Even before the monarchs return, I see the first of the other migrants every year, the agricultural laborers and their families who somehow make it even this far north from Mexico, here to the Great Lakes region, to work the orchards and the fields. The families are often large and extended. They relocate frequently, pulled now this way, now that, by the seasonal rotation of crops and by the availability of work—spring, summer and fall. Occasionally, I meet them professionally as part of my employment in a social service agency. The fathers— dark from exposure to the sun, strong but unassuming. The mothers—smiling broadly and doting upon their children who, in their turn, remind me of nothing so much as those delightfully colorful and delicate monarchs—flitting here, flitting there, settling only briefly upon a chosen flower.
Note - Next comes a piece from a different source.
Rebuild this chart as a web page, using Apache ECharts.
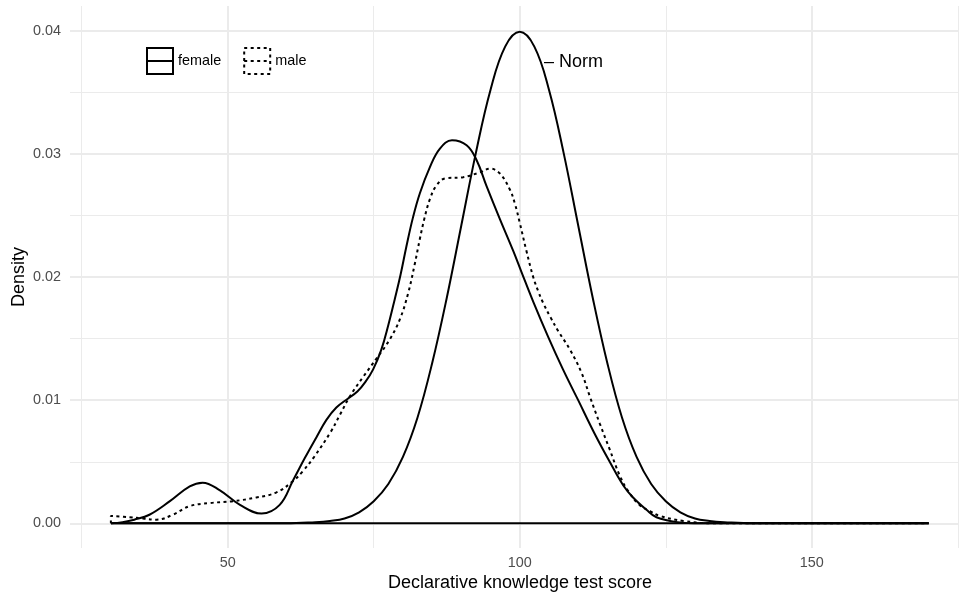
<!DOCTYPE html>
<html>
<head>
<meta charset="utf-8">
<script src="https://cdn.jsdelivr.net/npm/echarts@6/dist/echarts.min.js"></script>
<style>
  html, body { margin: 0; padding: 0; background: #fff; }
  #chart { width: 959px; height: 597px; }
</style>
</head>
<body>
<div id="chart"></div>
<script>
// density curves: [score, density]
const femaleDensity = [
  [30, 0], [32, 0.0001], [34, 0.0003], [36.6, 0.0007], [40.1, 0.0018], [43.5, 0.0030],
  [45.7, 0.0033], [48.6, 0.0027], [52.1, 0.0015], [55.8, 0.0008], [58.9, 0.0015],
  [61.2, 0.0035], [63.2, 0.0053], [65.2, 0.0070], [66.9, 0.0084], [68.6, 0.0094],
  [70.5, 0.0101], [72.2, 0.0107], [73.6, 0.0115], [74.9, 0.0125], [76.3, 0.0141],
  [77.5, 0.0161], [78.6, 0.0182], [79.6, 0.0202], [80.6, 0.0225], [81.7, 0.0248],
  [82.9, 0.0268], [84.6, 0.0289], [86.3, 0.0304], [88.4, 0.0311], [90.9, 0.0307],
  [92.6, 0.0295], [94.3, 0.0274], [96.6, 0.0247], [98.9, 0.0221], [100.3, 0.0204],
  [102.3, 0.0180], [104.9, 0.0151], [107.4, 0.0125], [110.0, 0.0100], [112.8, 0.0073],
  [115.4, 0.0050], [117.7, 0.0031], [119.4, 0.0021], [121.7, 0.0011], [123.4, 0.0005],
  [127, 0.0001], [131, 0], [170, 0]
]
const maleDensity = [
  [30, 0], [30, 0.0006], [33.2, 0.0005], [35.5, 0.0004], [37.8, 0.0003], [40.6, 0.0007],
  [43.5, 0.0014], [46.9, 0.00165], [50.9, 0.0018], [54.9, 0.0021], [58.3, 0.0025],
  [61.1, 0.0034], [62.8, 0.0042], [64.8, 0.0054], [67.6, 0.0074], [69.2, 0.0088],
  [70.9, 0.0103], [73.2, 0.0119], [75.5, 0.0134], [77.7, 0.0149], [79.5, 0.0166],
  [80.9, 0.0187], [82.0, 0.0210], [82.9, 0.0231], [83.7, 0.0248], [84.6, 0.0263],
  [85.7, 0.0274], [87.2, 0.0280], [90.3, 0.0281], [93.2, 0.0285], [94.9, 0.0288],
  [96.6, 0.0284], [98.3, 0.0271], [99.2, 0.0259], [100.0, 0.0244], [101.1, 0.0222],
  [102.3, 0.0200], [103.2, 0.0188], [104.0, 0.0179], [105.3, 0.0167], [106.6, 0.0156],
  [108.6, 0.0141], [110.6, 0.0122], [112.0, 0.0103], [113.7, 0.0081], [115.4, 0.0060],
  [117.1, 0.0039], [118.6, 0.0026], [120.5, 0.0015], [122.3, 0.0010], [124.0, 0.0006],
  [128, 0.0002], [133, 0], [170, 0]
]
const normDensity = [
  [30, 0], [60, 0], [65, 0.0001], [67.5, 0.0002], [70, 0.0004], [72.5, 0.0009],
  [75, 0.0018], [77.5, 0.0032], [80, 0.0054], [82.5, 0.0086], [85, 0.0130],
  [87.5, 0.0183], [90, 0.0242], [92.5, 0.0301], [95, 0.0352], [97.5, 0.0387],
  [100, 0.0399], [102.5, 0.0387], [105, 0.0352], [107.5, 0.0301], [110, 0.0242],
  [112.5, 0.0183], [115, 0.0130], [117.5, 0.0086], [120, 0.0054], [122.5, 0.0032],
  [125, 0.0018], [127.5, 0.0009], [130, 0.0004], [132.5, 0.0002], [135, 0.0001],
  [140, 0], [170, 0]
]
// bottom edge of the density polygons
const baseline = [[30, 0], [170, 0]]

const xMajor = [50, 100, 150]
const xMinor = [25, 75, 125, 175]
const yMajor = [0, 0.01, 0.02, 0.03, 0.04]
const yMinor = [0.005, 0.015, 0.025, 0.035]

const FONT = 'Liberation Sans, Arial, Helvetica, sans-serif'
const GRID = '#EBEBEB'
const BOX = 'path://M0,0H26V26H0ZM0,13H26'

const chart = echarts.init(document.getElementById('chart'), null, { renderer: 'canvas' })

function lineSeries(name, data, type) {
  return {
    name, type: 'line', data,
    xAxisIndex: 0, yAxisIndex: 0,
    symbol: 'none', smooth: 0.4,
    lineStyle: { color: '#000', width: 2, type },
    silent: true, animation: false
  }
}

chart.setOption({
  animation: false,
  grid: { left: 70, right: 0, top: 6, bottom: 49, containLabel: false, outerBoundsMode: 'none' },
  legend: {
    left: 141, top: 42,
    itemWidth: 26, itemHeight: 26, itemGap: 22,
    selectedMode: false,
    textStyle: { fontFamily: FONT, fontSize: 14.4, color: '#000' },
    data: [
      { name: 'female', icon: BOX,
        itemStyle: { color: 'transparent', borderColor: '#000', borderWidth: 2 } },
      { name: 'male', icon: BOX,
        itemStyle: { color: 'transparent', borderColor: '#000', borderWidth: 2, borderType: [3, 3.5] } }
    ]
  },
  xAxis: [
    {
      type: 'value', min: 23, max: 175.2,
      name: 'Declarative knowledge test score', nameLocation: 'middle', nameGap: 26,
      nameMoveOverlap: false,
      nameTextStyle: { fontFamily: FONT, fontSize: 18, color: '#000', padding: [0, 0, 0, 11] },
      axisLine: { show: false },
      axisTick: { show: false, customValues: xMajor },
      axisLabel: { customValues: xMajor, margin: 8, fontFamily: FONT, fontSize: 14.4, color: '#4D4D4D' },
      splitLine: { show: true, lineStyle: { color: GRID, width: 2 } }
    },
    {
      type: 'value', min: 23, max: 175.2, position: 'top',
      axisLine: { show: false },
      axisTick: { show: false, customValues: xMinor },
      axisLabel: { show: false },
      splitLine: { show: true, lineStyle: { color: GRID, width: 1 } }
    }
  ],
  yAxis: [
    {
      type: 'value', min: -0.002, max: 0.042,
      name: 'Density', nameLocation: 'middle', nameGap: 42,
      nameMoveOverlap: false,
      nameTextStyle: { fontFamily: FONT, fontSize: 18, color: '#000' },
      axisLine: { show: false },
      axisTick: { show: false, customValues: yMajor },
      axisLabel: {
        customValues: yMajor, margin: 9, fontFamily: FONT, fontSize: 14.4, color: '#4D4D4D',
        formatter: v => v.toFixed(2)
      },
      splitLine: { show: true, lineStyle: { color: GRID, width: 2 } }
    },
    {
      type: 'value', min: -0.002, max: 0.042, position: 'right',
      axisLine: { show: false },
      axisTick: { show: false, customValues: yMinor },
      axisLabel: { show: false },
      splitLine: { show: true, lineStyle: { color: GRID, width: 1 } }
    }
  ],
  graphic: [
    {
      type: 'text', left: 544, top: 53,
      style: { text: '\u2013 Norm', fontFamily: FONT, fontSize: 18, fill: '#000' }
    }
  ],
  series: [
    lineSeries('baseline', baseline, 'solid'),
    lineSeries('female', femaleDensity, 'solid'),
    lineSeries('male', maleDensity, [3, 3.5]),
    lineSeries('Norm', normDensity, 'solid')
  ]
})
</script>
</body>
</html>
"Bonita, Mija," I exclaim to a pretty but shy little wisp of a four year old girl who hides behind her mother's skirt. "El niño es mucho grande," I say with great exaggeration of her littler brother who smiles proudly.

Other times, in leisurely drives through the country, I see the families, again: the mothers and fathers bent to their rigorous piece-work, the larger children sweating, also, to supplement the family income and the littlest ones always nearby, caught up like the monarchs in a soothing breeze, caught up in the boundless flights of a child's game and a child's imagination.

Will they settle in time, these delicate butterfly-like children, and escape the deprivations their parents are exposed to? They could be the children of any land and of any tongue—curious, playful, and innocently mischievous.